Where a line of the listing below includes the word "script", reproduce that line.

* _EXTRACTED DATA_
:::::

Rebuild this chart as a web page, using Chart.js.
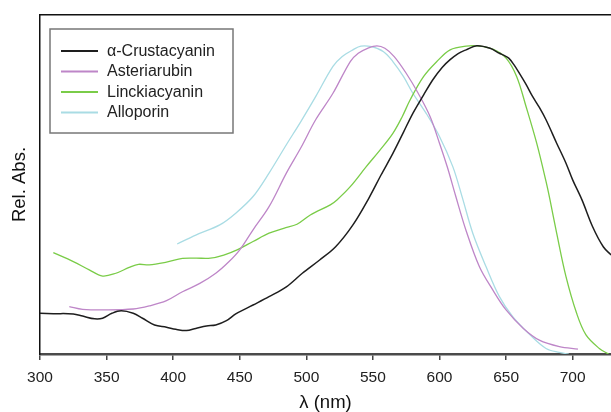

:::::

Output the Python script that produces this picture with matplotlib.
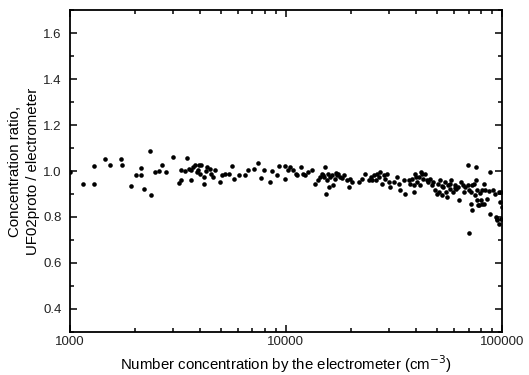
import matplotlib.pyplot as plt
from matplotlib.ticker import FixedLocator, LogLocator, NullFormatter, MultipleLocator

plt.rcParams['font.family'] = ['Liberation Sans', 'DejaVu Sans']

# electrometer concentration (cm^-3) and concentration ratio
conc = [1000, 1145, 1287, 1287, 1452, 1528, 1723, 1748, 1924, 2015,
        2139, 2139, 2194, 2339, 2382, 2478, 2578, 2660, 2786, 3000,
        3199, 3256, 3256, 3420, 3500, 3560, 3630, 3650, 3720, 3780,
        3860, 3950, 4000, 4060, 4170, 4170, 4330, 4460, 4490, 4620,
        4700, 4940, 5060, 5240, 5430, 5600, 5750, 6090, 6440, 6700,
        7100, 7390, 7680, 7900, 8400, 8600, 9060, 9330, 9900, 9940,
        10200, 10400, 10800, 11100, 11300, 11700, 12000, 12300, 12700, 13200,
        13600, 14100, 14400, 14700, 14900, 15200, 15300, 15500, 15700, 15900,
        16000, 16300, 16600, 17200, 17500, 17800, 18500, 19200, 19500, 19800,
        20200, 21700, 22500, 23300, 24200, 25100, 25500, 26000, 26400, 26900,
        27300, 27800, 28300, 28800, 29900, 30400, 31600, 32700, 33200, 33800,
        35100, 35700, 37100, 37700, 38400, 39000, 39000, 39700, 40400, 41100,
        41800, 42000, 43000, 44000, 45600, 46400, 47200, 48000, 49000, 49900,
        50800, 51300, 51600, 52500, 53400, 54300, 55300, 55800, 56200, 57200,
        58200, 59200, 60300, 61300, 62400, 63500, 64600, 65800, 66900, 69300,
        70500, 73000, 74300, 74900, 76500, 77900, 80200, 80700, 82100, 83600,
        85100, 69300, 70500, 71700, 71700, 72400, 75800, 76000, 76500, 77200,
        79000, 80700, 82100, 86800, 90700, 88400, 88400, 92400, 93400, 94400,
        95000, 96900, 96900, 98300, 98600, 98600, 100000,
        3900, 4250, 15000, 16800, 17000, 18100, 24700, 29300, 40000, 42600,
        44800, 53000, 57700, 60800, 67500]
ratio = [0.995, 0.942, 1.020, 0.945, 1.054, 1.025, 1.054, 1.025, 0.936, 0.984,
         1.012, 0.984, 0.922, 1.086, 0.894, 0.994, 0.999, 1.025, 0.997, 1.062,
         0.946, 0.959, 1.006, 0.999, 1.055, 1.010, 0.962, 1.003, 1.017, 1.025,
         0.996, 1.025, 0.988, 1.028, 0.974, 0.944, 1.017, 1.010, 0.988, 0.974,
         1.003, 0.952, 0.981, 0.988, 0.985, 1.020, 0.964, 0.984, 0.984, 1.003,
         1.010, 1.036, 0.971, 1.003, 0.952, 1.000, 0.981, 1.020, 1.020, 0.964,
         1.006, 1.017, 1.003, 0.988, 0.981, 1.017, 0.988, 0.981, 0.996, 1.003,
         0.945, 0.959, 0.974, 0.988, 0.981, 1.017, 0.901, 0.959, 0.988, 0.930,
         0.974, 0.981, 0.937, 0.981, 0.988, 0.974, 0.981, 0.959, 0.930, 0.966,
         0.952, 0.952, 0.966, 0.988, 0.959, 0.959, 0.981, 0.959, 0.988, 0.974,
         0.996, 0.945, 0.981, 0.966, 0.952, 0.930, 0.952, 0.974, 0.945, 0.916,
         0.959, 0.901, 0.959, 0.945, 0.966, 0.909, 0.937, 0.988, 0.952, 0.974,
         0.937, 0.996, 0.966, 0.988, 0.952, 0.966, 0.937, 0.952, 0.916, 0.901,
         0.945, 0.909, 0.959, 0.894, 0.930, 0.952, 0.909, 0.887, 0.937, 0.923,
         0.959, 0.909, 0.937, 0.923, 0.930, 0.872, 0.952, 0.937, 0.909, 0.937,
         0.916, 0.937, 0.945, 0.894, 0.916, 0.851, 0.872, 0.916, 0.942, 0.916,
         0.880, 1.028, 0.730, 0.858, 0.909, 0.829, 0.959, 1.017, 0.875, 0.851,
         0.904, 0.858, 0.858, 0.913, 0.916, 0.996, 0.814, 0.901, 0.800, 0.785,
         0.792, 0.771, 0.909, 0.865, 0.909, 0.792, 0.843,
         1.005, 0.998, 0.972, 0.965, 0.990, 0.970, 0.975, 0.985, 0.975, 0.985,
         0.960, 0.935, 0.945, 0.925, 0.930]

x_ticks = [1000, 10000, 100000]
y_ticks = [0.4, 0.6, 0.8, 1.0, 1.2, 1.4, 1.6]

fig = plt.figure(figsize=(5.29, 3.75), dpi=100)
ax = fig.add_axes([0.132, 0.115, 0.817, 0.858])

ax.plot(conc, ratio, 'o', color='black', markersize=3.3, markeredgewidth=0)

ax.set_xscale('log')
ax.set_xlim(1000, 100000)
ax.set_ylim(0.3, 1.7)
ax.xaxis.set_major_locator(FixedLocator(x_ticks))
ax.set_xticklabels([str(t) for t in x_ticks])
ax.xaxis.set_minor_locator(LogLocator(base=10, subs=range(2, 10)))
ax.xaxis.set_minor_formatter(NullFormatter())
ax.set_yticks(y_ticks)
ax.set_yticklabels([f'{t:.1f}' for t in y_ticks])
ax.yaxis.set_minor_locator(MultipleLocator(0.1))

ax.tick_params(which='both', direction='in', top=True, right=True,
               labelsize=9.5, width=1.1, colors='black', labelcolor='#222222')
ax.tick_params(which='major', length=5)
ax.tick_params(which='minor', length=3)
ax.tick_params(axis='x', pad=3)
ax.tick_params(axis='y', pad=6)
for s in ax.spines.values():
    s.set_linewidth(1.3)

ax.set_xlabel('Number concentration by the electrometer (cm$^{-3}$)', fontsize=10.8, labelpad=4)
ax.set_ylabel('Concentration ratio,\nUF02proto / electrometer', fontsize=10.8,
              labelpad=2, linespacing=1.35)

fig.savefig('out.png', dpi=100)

:::::

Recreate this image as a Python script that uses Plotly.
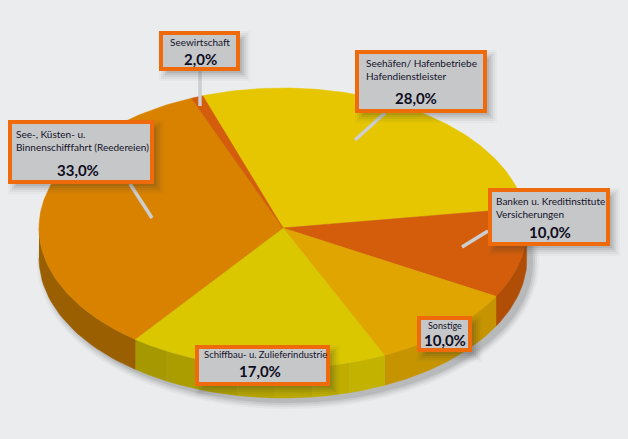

:::::

* _EXERCISE RESULT_
Output the Python script that produces this picture with matplotlib.
Recreate this image as a Python script that uses Plotly.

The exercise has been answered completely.